What to work on:
Pull out every line of the listing below where "that" appears.

Records:
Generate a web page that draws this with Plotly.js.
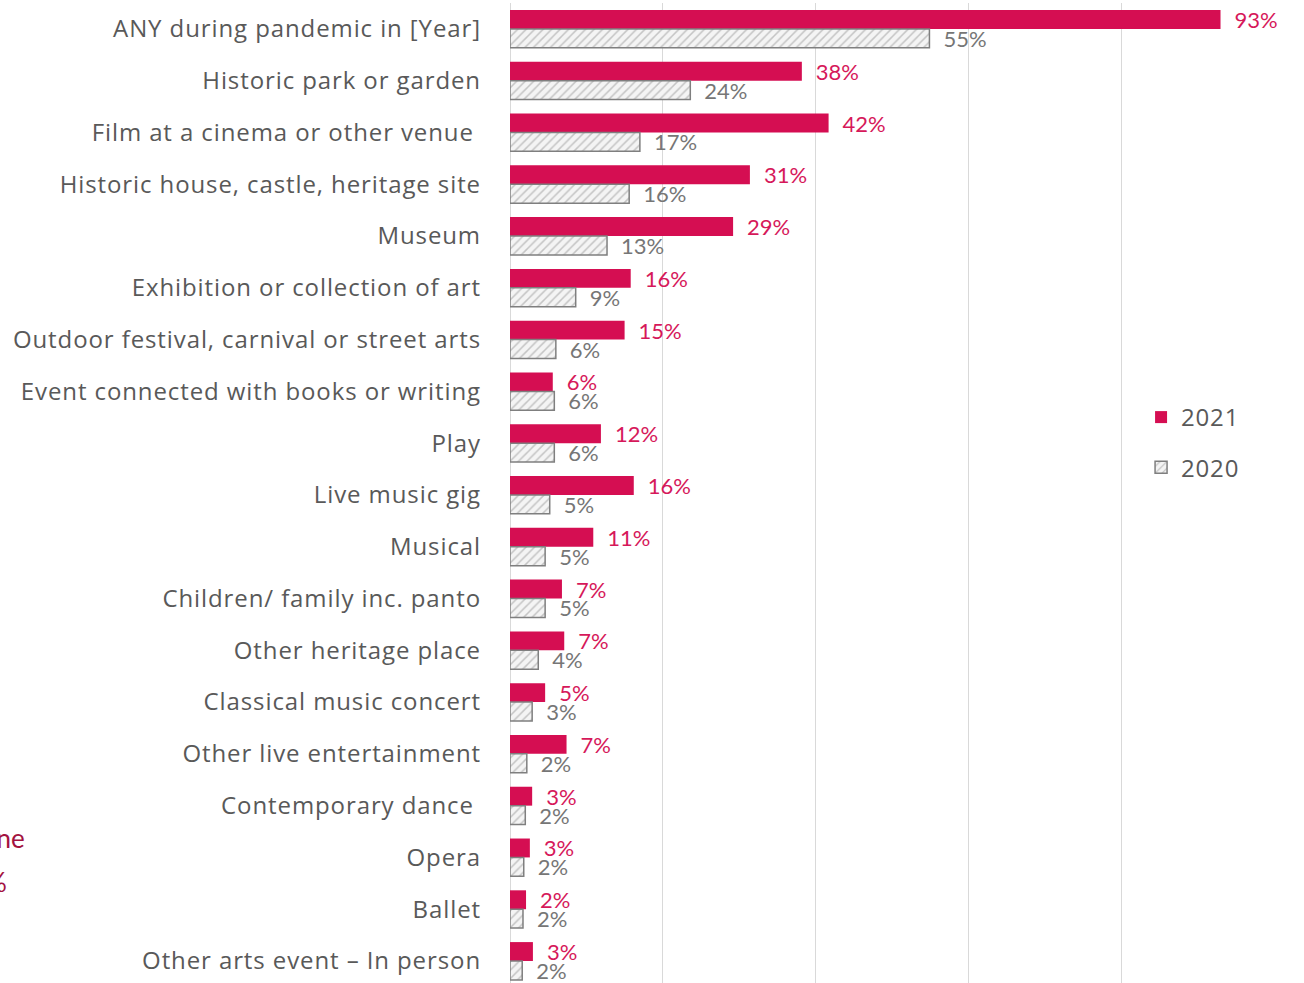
<!DOCTYPE html>
<html>
<head>
<meta charset="utf-8">
<script src="https://cdn.plot.ly/plotly-3.0.1.min.js"></script>
<style>
html,body{margin:0;padding:0;background:#fff;}
#chart{width:1304px;height:983px;}
#chart .ytick text{letter-spacing:0.9px;}
#chart .legendtext{letter-spacing:0.8px;}
</style>
</head>
<body>
<div id="chart"></div>
<script>
const categories = [
  "ANY during pandemic in [Year]",
  "Historic park or garden",
  "Film at a cinema or other venue\u00a0",
  "Historic house, castle, heritage site",
  "Museum",
  "Exhibition or collection of art",
  "Outdoor festival, carnival or street arts",
  "Event connected with books or writing",
  "Play",
  "Live music gig",
  "Musical",
  "Children/ family inc. panto",
  "Other heritage place",
  "Classical music concert",
  "Other live entertainment",
  "Contemporary dance\u00a0",
  "Opera",
  "Ballet",
  "Other arts event \u2013 In person"
];
const values2021 = [0.93, 0.382, 0.417, 0.314, 0.292, 0.158, 0.150, 0.056, 0.119, 0.162, 0.109, 0.068, 0.071, 0.046, 0.074, 0.029, 0.026, 0.021, 0.030];
const values2020 = [0.549, 0.236, 0.170, 0.156, 0.127, 0.086, 0.060, 0.058, 0.058, 0.052, 0.046, 0.046, 0.037, 0.029, 0.022, 0.020, 0.018, 0.017, 0.016];
const seriesNames = ["2021", "2020"];

const trace2021 = {
  type: 'bar', orientation: 'h', name: seriesNames[0],
  y: categories, x: values2021,
  marker: {color: '#D50E52'},
  text: values2021, texttemplate: '\u2002%{x:.0%}', textposition: 'outside',
  textfont: {family: 'Lato, sans-serif', size: 22, color: '#D6185A'},
  cliponaxis: false, constraintext: 'none', legendgroup: 'a', hoverinfo: 'skip'
};
const trace2020 = {
  type: 'bar', orientation: 'h', name: seriesNames[1],
  y: categories, x: values2020,
  marker: {color: '#ffffff', line: {color: '#7f7f7f', width: 1.5},
           pattern: {shape: '/', fgcolor: '#c4c4c4', bgcolor: '#f4f4f4', size: 6, solidity: 0.25}},
  text: values2020, texttemplate: '\u2002%{x:.0%}', textposition: 'outside',
  textfont: {family: 'Lato, sans-serif', size: 22, color: '#767676'},
  cliponaxis: false, constraintext: 'none', legendgroup: 'b', hoverinfo: 'skip'
};

const layout = {
  width: 1304, height: 983,
  margin: {l: 510, r: 29.5, t: 3, b: 0, pad: 0},
  paper_bgcolor: '#ffffff', plot_bgcolor: '#ffffff',
  barmode: 'group', bargap: 0.27, bargroupgap: 0,
  font: {family: 'Lato, sans-serif', color: '#595959'},
  xaxis: {range: [0, 1], dtick: 0.2, showgrid: true, gridcolor: '#d9d9d9', gridwidth: 1,
          zeroline: true, zerolinecolor: '#d9d9d9', zerolinewidth: 1,
          showticklabels: false, ticks: '', showline: false},
  yaxis: {type: 'category', categoryorder: 'array', categoryarray: categories,
          range: [18.425, -0.5], showgrid: false, zeroline: false, showline: false,
          ticks: '', ticklabelstandoff: 28,
          tickfont: {family: '"Open Sans", sans-serif', size: 24, color: '#595959'}},
  showlegend: true,
  legend: {x: 0.826, y: 0.6, xanchor: 'left', yanchor: 'top', traceorder: 'grouped',
           tracegroupgap: 16, font: {family: '"Open Sans", sans-serif', size: 24, color: '#595959'},
           bgcolor: 'rgba(0,0,0,0)', itemwidth: 30},
  annotations: [
    {xref: 'paper', yref: 'paper', x: (27 - 510) / 764.5, y: 1 - (838 - 3) / 980, xanchor: 'right', yanchor: 'middle',
     text: 'Online', showarrow: false, font: {family: 'Lato, sans-serif', size: 26, color: '#A3123F'}},
    {xref: 'paper', yref: 'paper', x: (9 - 510) / 764.5, y: 1 - (882 - 3) / 980, xanchor: 'right', yanchor: 'middle',
     text: '9%', showarrow: false, font: {family: 'Lato, sans-serif', size: 26, color: '#A3123F'}}
  ]
};

Plotly.newPlot('chart', [trace2021, trace2020], layout, {displayModeBar: false, staticPlot: true});
</script>
</body>
</html>
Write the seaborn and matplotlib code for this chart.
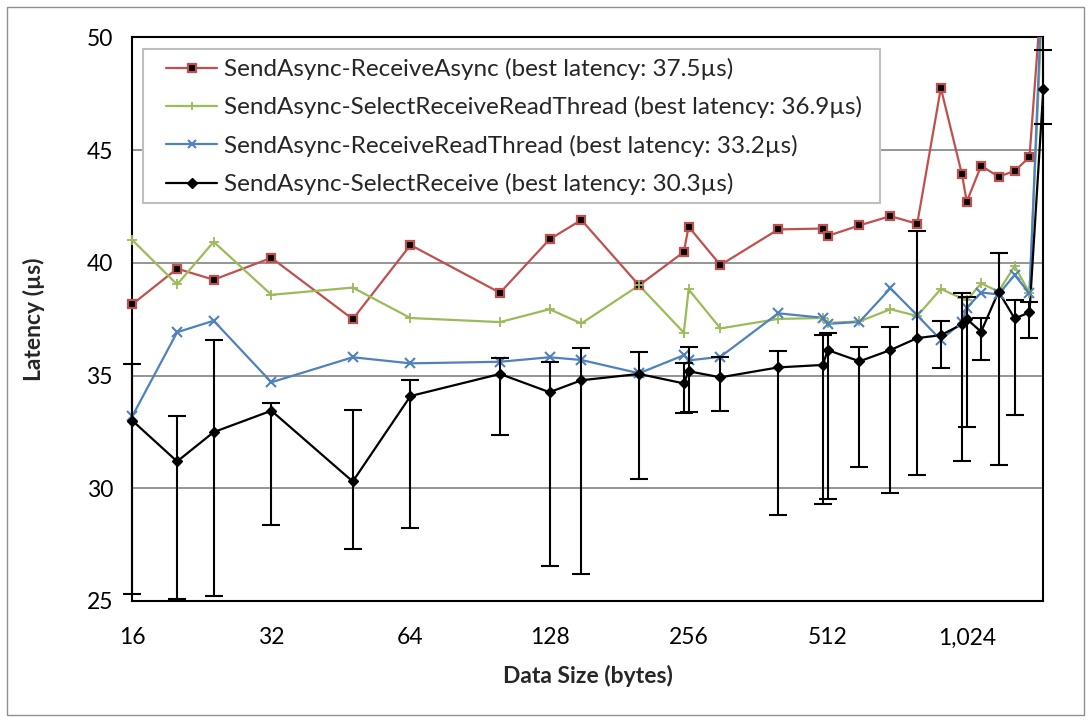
import matplotlib
matplotlib.use("Agg")
import matplotlib.pyplot as plt
from matplotlib.lines import Line2D
from matplotlib.patches import Rectangle
import numpy as np
import pandas as pd
import seaborn as sns

# Message sizes (bytes)
sizes = [16, 20, 24, 32, 48, 64, 100, 128, 150, 200, 250, 256, 300, 400, 500,
         512, 600, 700, 800, 900, 1000, 1024, 1100, 1200, 1300, 1400, 1500]

# Mean latency per size (µs)
receive_async = [38.16, 39.74, 39.25, 40.22, 37.5, 40.79, 38.67, 41.04, 41.90,
                 39.00, 40.48, 41.60, 39.90, 41.48, 41.52, 41.19, 41.66, 42.07,
                 41.73, 47.75, 43.92, 42.71, 44.30, 43.82, 44.07, 44.69, 53.0]
select_receive_read_thread = [41.01, 39.04, 40.93, 38.58, 38.90, 37.55, 37.37,
                              37.94, 37.31, 39.00, 36.9, 38.82, 37.09, 37.51,
                              37.55, 37.33, 37.40, 37.94, 37.64, 38.84, 38.42,
                              38.33, 39.09, 38.72, 39.86, 38.66, 52.5]
receive_read_thread = [33.2, 36.92, 37.43, 34.70, 35.81, 35.54, 35.61, 35.81,
                       35.69, 35.10, 35.90, 35.67, 35.83, 37.76, 37.56, 37.29,
                       37.38, 38.87, 37.67, 36.58, 37.37, 38.00, 38.68, 38.60,
                       39.46, 38.64, 53.5]
select_receive = [33.00, 31.19, 32.49, 33.44, 30.3, 34.09, 35.07, 34.26, 34.79,
                  35.07, 34.65, 35.19, 34.92, 35.36, 35.47, 36.13, 35.63, 36.13,
                  36.66, 36.79, 37.27, 37.51, 36.94, 38.72, 37.53, 37.80, 47.7]
# Range of observed latencies for SelectReceive
select_receive_high = [35.52, 33.22, 36.57, 33.77, 33.48, 34.79, 35.79, 35.61,
                       36.23, 36.03, 35.54, 36.28, 35.83, 36.09, 36.81, 36.88,
                       36.26, 37.15, 41.42, 37.42, 38.64, 38.50, 37.55, 40.45,
                       38.37, 38.27, 49.43]
select_receive_low = [25.32, 25.09, 25.22, 28.38, 27.31, 28.25, 32.35, 26.57,
                      26.18, 30.42, 33.35, 33.37, 33.43, 28.83, 29.31, 29.51,
                      30.94, 29.78, 30.59, 35.34, 31.22, 32.72, 35.71, 31.03,
                      33.26, 36.65, 46.15]

series_names = [
    "SendAsync-ReceiveAsync (best latency: 37.5µs)",
    "SendAsync-SelectReceiveReadThread (best latency: 36.9µs)",
    "SendAsync-ReceiveReadThread (best latency: 33.2µs)",
    "SendAsync-SelectReceive (best latency: 30.3µs)",
]
x_tick_values = [16, 32, 64, 128, 256, 512, 1024]
x_tick_labels = ["16", "32", "64", "128", "256", "512", "1,024"]
y_tick_values = [25, 30, 35, 40, 45, 50]

RED, GREEN, BLUE, BLACK = "#C0504D", "#9BBB59", "#4F81BD", "#000000"

sns.set_theme(style="white")
plt.rcParams["font.family"] = ["Lato", "DejaVu Sans"]

fig = plt.figure(figsize=(10.91, 7.22), dpi=100)
ax = fig.add_axes([0.1213, 0.1676, 0.8350, 0.7807])

styles = [
    dict(values=receive_async, color=RED, marker="s", ms=6.0, mfc="black", mec=RED, mew=1.6),
    dict(values=select_receive_read_thread, color=GREEN, marker="+", ms=7.5, mfc=GREEN, mec=GREEN, mew=1.3),
    dict(values=receive_read_thread, color=BLUE, marker="x", ms=6.5, mfc=BLUE, mec=BLUE, mew=1.5),
    dict(values=select_receive, color=BLACK, marker="D", ms=5.5, mfc="black", mec="black", mew=1.0),
]

y_lo, y_hi = 25, 50
for name, st in zip(series_names, styles):
    df = pd.DataFrame({"size": sizes, "latency": st["values"]})
    # connecting line, clipped to the plot area
    sns.lineplot(data=df, x="size", y="latency", ax=ax, color=st["color"],
                 lw=1.6, errorbar=None, sort=False, zorder=3)
    # markers drawn unclipped so the ones on the frame stay whole
    vis = df[(df["latency"] >= y_lo) & (df["latency"] <= y_hi)]
    mk = ax.plot(vis["size"], vis["latency"], linestyle="none", marker=st["marker"],
                 ms=st["ms"], mfc=st["mfc"], mec=st["mec"], mew=st["mew"], zorder=4)[0]
    mk.set_clip_on(False)

# min/max whiskers for SelectReceive
yerr = np.vstack([np.array(select_receive) - np.array(select_receive_low),
                  np.array(select_receive_high) - np.array(select_receive)])
eb = ax.errorbar(sizes, select_receive, yerr=yerr, fmt="none", ecolor="black",
                 elinewidth=1.5, capsize=6.5, capthick=1.5, zorder=5)
for art in eb.lines[1] + eb.lines[2]:
    art.set_clip_on(False)

ax.set_xscale("log", base=2)
ax.set_xlim(16, 1500)
ax.set_ylim(y_lo, y_hi)
ax.set_xticks(x_tick_values)
ax.set_xticklabels(x_tick_labels)
ax.xaxis.set_minor_locator(matplotlib.ticker.NullLocator())
ax.set_yticks(y_tick_values)
ax.grid(axis="y", color="#8c8c8c", lw=1.3)
ax.grid(axis="x", visible=False)
ax.set_axisbelow(True)

for sp in ax.spines.values():
    sp.set_visible(True)
    sp.set_color("black")
    sp.set_linewidth(1.5)

ax.tick_params(axis="both", which="major", direction="out", length=6, width=1.3,
               color="black", labelsize=16.5, labelcolor="black")
ax.tick_params(axis="x", pad=13)
ax.tick_params(axis="y", pad=8)

ax.set_xlabel("Data Size (bytes)", fontsize=16.5, fontweight="bold", labelpad=12)
ax.set_ylabel("Latency (µs)", fontsize=16.5, fontweight="bold", labelpad=30)

# legend box: opaque panel with a light grey frame, entries laid over it
ax.add_patch(Rectangle((0.01175, 0.7061), 0.809, 0.2732, transform=ax.transAxes,
                       facecolor="white", edgecolor="#bfbfbf", lw=1.5,
                       zorder=9, clip_on=False))
handles = [Line2D([], [], color=st["color"], lw=1.6, marker=st["marker"],
                  ms=st["ms"] * 0.85, mfc=st["mfc"], mec=st["mec"], mew=st["mew"])
           for st in styles]
leg = ax.legend(handles, series_names, loc="upper left",
                bbox_to_anchor=(0.037, 0.9633), borderaxespad=0, frameon=False,
                fontsize=17.5, handlelength=2.1, handletextpad=0.3,
                labelspacing=0.67, borderpad=0)
leg.set_zorder(10)

# outer chart border
fig.patches.append(Rectangle((7 / 1091, 7 / 722), 1 - 14 / 1091, 1 - 14 / 722,
                             transform=fig.transFigure, fill=False,
                             edgecolor="#8f8f8f", lw=1.0))

fig.savefig("out.png", dpi=100)
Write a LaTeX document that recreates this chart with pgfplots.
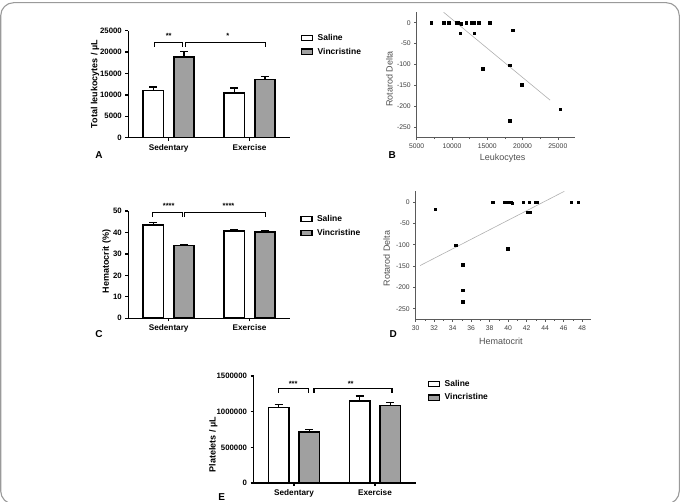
\documentclass[border=0pt]{standalone}
\usepackage{fontspec}
\setmainfont{Liberation Sans}
\usepackage{pgfplots}
\pgfplotsset{compat=1.18}
\definecolor{barfill}{HTML}{A0A0A0}
\definecolor{framecol}{HTML}{9A9A9A}
\definecolor{sctext}{HTML}{3C3C3C}
\definecolor{sclabel}{HTML}{505050}
\definecolor{scaxis}{HTML}{5A5A5A}
\definecolor{regline}{HTML}{B0B0B0}
\tikzset{
  brk/.style={line width=1.2pt, black},
  sig/.style={font=\bfseries\fontsize{7.5}{8}\selectfont},
}
\pgfplotsset{
  boxlegend/.style={legend image code/.code={\draw[##1,line width=1.3pt] (0pt,-2.6pt) rectangle (11pt,2.6pt);}},
  barpanel/.style={
    scale only axis,
    axis lines=left, axis line style={-, line width=1.3pt},
    xmin=-0.5, xmax=1.5, ymin=0,
    xtick={0,1}, xticklabels={Sedentary,Exercise},
    tick align=outside, major tick length=3pt,
    tick style={line width=1.3pt, black},
    yticklabel style={font=\bfseries\fontsize{7.8}{8}\selectfont, /pgf/number format/fixed, /pgf/number format/set thousands separator={}},
    xticklabel style={font=\bfseries\fontsize{8.2}{9}\selectfont},
    ylabel style={font=\bfseries\fontsize{9}{10}\selectfont, anchor=center},
    /pgf/number format/assume math mode=true,
    scaled y ticks=false,
    clip=false,
    legend style={draw=none, fill=none, inner sep=0pt, row sep=3.2pt, column sep=3pt,
      font=\bfseries\fontsize{8.5}{9}\selectfont, anchor=north west,
      nodes={inner sep=1.5pt}},
    legend cell align=left,
    error bars/y dir=plus, error bars/y explicit,
    error bars/error mark options={rotate=90, mark size=4pt, line width=1.4pt, black},
    error bars/error bar style={line width=1.4pt, black},
  },
  sbar/.style={ybar, bar width=0.25, bar shift=0pt, draw=black, line width=1.6pt, fill=white, boxlegend},
  vbar/.style={ybar, bar width=0.25, bar shift=0pt, draw=black, line width=1.6pt, fill=barfill, boxlegend},
  scpanel/.style={
    scale only axis,
    axis lines=left, axis line style={-, scaxis, line width=0.6pt},
    tick align=outside, major tick length=2.5pt, minor tick length=1.5pt,
    tick style={scaxis, line width=0.6pt},
    ticklabel style={font=\fontsize{6.8}{7}\selectfont, text=sctext, /pgf/number format/fixed, /pgf/number format/set thousands separator={}},
    label style={font=\fontsize{9}{10}\selectfont, text=sclabel},
    /pgf/number format/assume math mode=true,
    scaled ticks=false,
    ymin=-275, ymax=25, ytick={-250,-200,-150,-100,-50,0},
  },
}
\begin{document}
\begin{tikzpicture}
\useasboundingbox (0pt,0pt) rectangle (681pt,502pt);
\draw[framecol, line width=1.1pt, rounded corners=13pt] (0.7pt,-2pt) rectangle (679.3pt,499.3pt);

% ---------------- Panel A ----------------
\begin{axis}[barpanel, at={(128.3pt,364.3pt)}, anchor=south west,
  width=161.7pt, height=107pt, ymax=25000,
  ytick={0,5000,10000,15000,20000,25000},
  ylabel={Total leukocytes / µL},
  ylabel style={at={(axis description cs:-0.206,0.5)}},
  legend style={at={(axis description cs:1.066,0.985)}}]
\addplot[sbar] coordinates {(-0.19,10980) +- (0,850) (0.81,10450) +- (0,1150)};
\addplot[vbar] coordinates {(0.19,18860) +- (0,1330) (1.19,13640) +- (0,610)};
\legend{Saline,Vincristine}
\draw[brk] (axis cs:-0.18,21260) |- (axis cs:0.17,22290) -- (axis cs:0.17,21260);
\draw[brk] (axis cs:0.21,21260) |- (axis cs:1.2,22290) -- (axis cs:1.2,21260);
\node[sig] at (axis cs:0.0,23700) {**};
\node[sig] at (axis cs:0.73,23700) {*};
\end{axis}

% ---------------- Panel C ----------------
\begin{axis}[barpanel, at={(128.3pt,183.7pt)}, anchor=south west,
  width=161.7pt, height=107.3pt, ymax=50,
  ytick={0,10,20,30,40,50},
  ylabel={Hematocrit (\%)},
  ylabel style={at={(axis description cs:-0.134,0.53)}},
  legend style={at={(axis description cs:1.062,0.977)}}]
\addplot[sbar] coordinates {(-0.19,43.5) +- (0,1.0) (0.81,40.7) +- (0,0.5)};
\addplot[vbar] coordinates {(0.19,33.9) +- (0,0.6) (1.19,40.1) +- (0,0.6)};
\legend{Saline,Vincristine}
\draw[brk] (axis cs:-0.196,47.3) |- (axis cs:0.172,49.2) -- (axis cs:0.172,47.3);
\draw[brk] (axis cs:0.197,47.3) |- (axis cs:1.2,49.2) -- (axis cs:1.2,47.3);
\node[sig] at (axis cs:0.0,52.4) {****};
\node[sig] at (axis cs:0.74,52.4) {****};
\end{axis}

% ---------------- Panel E ----------------
\begin{axis}[barpanel, at={(253.5pt,19pt)}, anchor=south west,
  width=162pt, height=107pt, ymax=1500000,
  ytick={0,500000,1000000,1500000},
  ylabel={Platelets / µL},
  ylabel style={at={(axis description cs:-0.248,0.36)}},
  legend style={at={(axis description cs:1.075,0.979)}}]
\addplot[sbar] coordinates {(-0.19,1061000) +- (0,42000) (0.81,1149500) +- (0,70000)};
\addplot[vbar] coordinates {(0.19,719000) +- (0,28000) (1.19,1089000) +- (0,42000)};
\legend{Saline,Vincristine}
\draw[brk] (axis cs:-0.194,1261700) |- (axis cs:0.177,1327600) -- (axis cs:0.177,1261700);
\draw[brk] (axis cs:0.247,1261700) |- (axis cs:1.21,1327600) -- (axis cs:1.21,1261700);
\node[sig] at (axis cs:-0.01,1392000) {***};
\node[sig] at (axis cs:0.7,1392000) {**};
\end{axis}

% ---------------- Panel B ----------------
\begin{axis}[scpanel, at={(416.7pt,364.3pt)}, anchor=south west,
  width=158.1pt, height=125.4pt,
  xmin=5000, xmax=27400, xtick={5000,10000,15000,20000,25000},
  minor x tick num=1,
  xlabel={Leukocytes}, ylabel={Rotarod Delta},
  xlabel style={at={(axis description cs:0.544,-0.165)}, anchor=center},
  ylabel style={at={(axis description cs:-0.173,0.467)}, anchor=center}]
\addplot[regline, line width=0.6pt] coordinates {(8820,25) (23900,-185.2)};
\addplot[only marks, mark=square*, mark size=1.25pt, black] coordinates {
(7080,0) (8820,0) (9530,0) (10620,0) (10850,0) (11280,-2) (11190,-25)
(11990,0) (12790,0) (13070,0) (13120,-25) (13780,0) (14350,-110)
(15340,0) (18170,-102) (18600,-18) (18170,-234) (19870,-148) (25300,-207)};
\end{axis}

% ---------------- Panel D ----------------
\begin{axis}[scpanel, at={(415.7pt,182.6pt)}, anchor=south west,
  width=175.75pt, height=128.1pt,
  xmin=30, xmax=49, xtick={30,32,34,36,38,40,42,44,46,48},
  minor x tick num=1,
  xlabel={Hematocrit}, ylabel={Rotarod Delta},
  xlabel style={at={(axis description cs:0.484,-0.174)}, anchor=center},
  ylabel style={at={(axis description cs:-0.165,0.477)}, anchor=center}]
\addplot[regline, line width=0.6pt] coordinates {(30.47,-149) (46.07,25)};
\addplot[only marks, mark=square*, mark size=1.25pt, black] coordinates {
(32.13,-17) (34.32,-101) (35.08,-147) (35.08,-207) (35.08,-233)
(38.32,0) (39.55,0) (39.95,0) (40.31,0) (40.45,-3) (39.95,-109)
(41.64,0) (42.04,-24) (42.25,0) (42.32,-24) (42.97,0) (43.08,0)
(46.79,0) (47.59,0)};
\end{axis}

% panel letters
\node[font=\bfseries\fontsize{10}{12}\selectfont] at (99pt,347pt) {A};
\node[font=\bfseries\fontsize{10}{12}\selectfont] at (392.3pt,347pt) {B};
\node[font=\bfseries\fontsize{10}{12}\selectfont] at (99pt,167.7pt) {C};
\node[font=\bfseries\fontsize{10}{12}\selectfont] at (393.3pt,167.7pt) {D};
\node[font=\bfseries\fontsize{10}{12}\selectfont] at (221.7pt,4.5pt) {E};
\end{tikzpicture}
\end{document}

Solution below:
Generate a web page that draws this with Plotly.js.
Write a LaTeX document that recreates this chart with pgfplots.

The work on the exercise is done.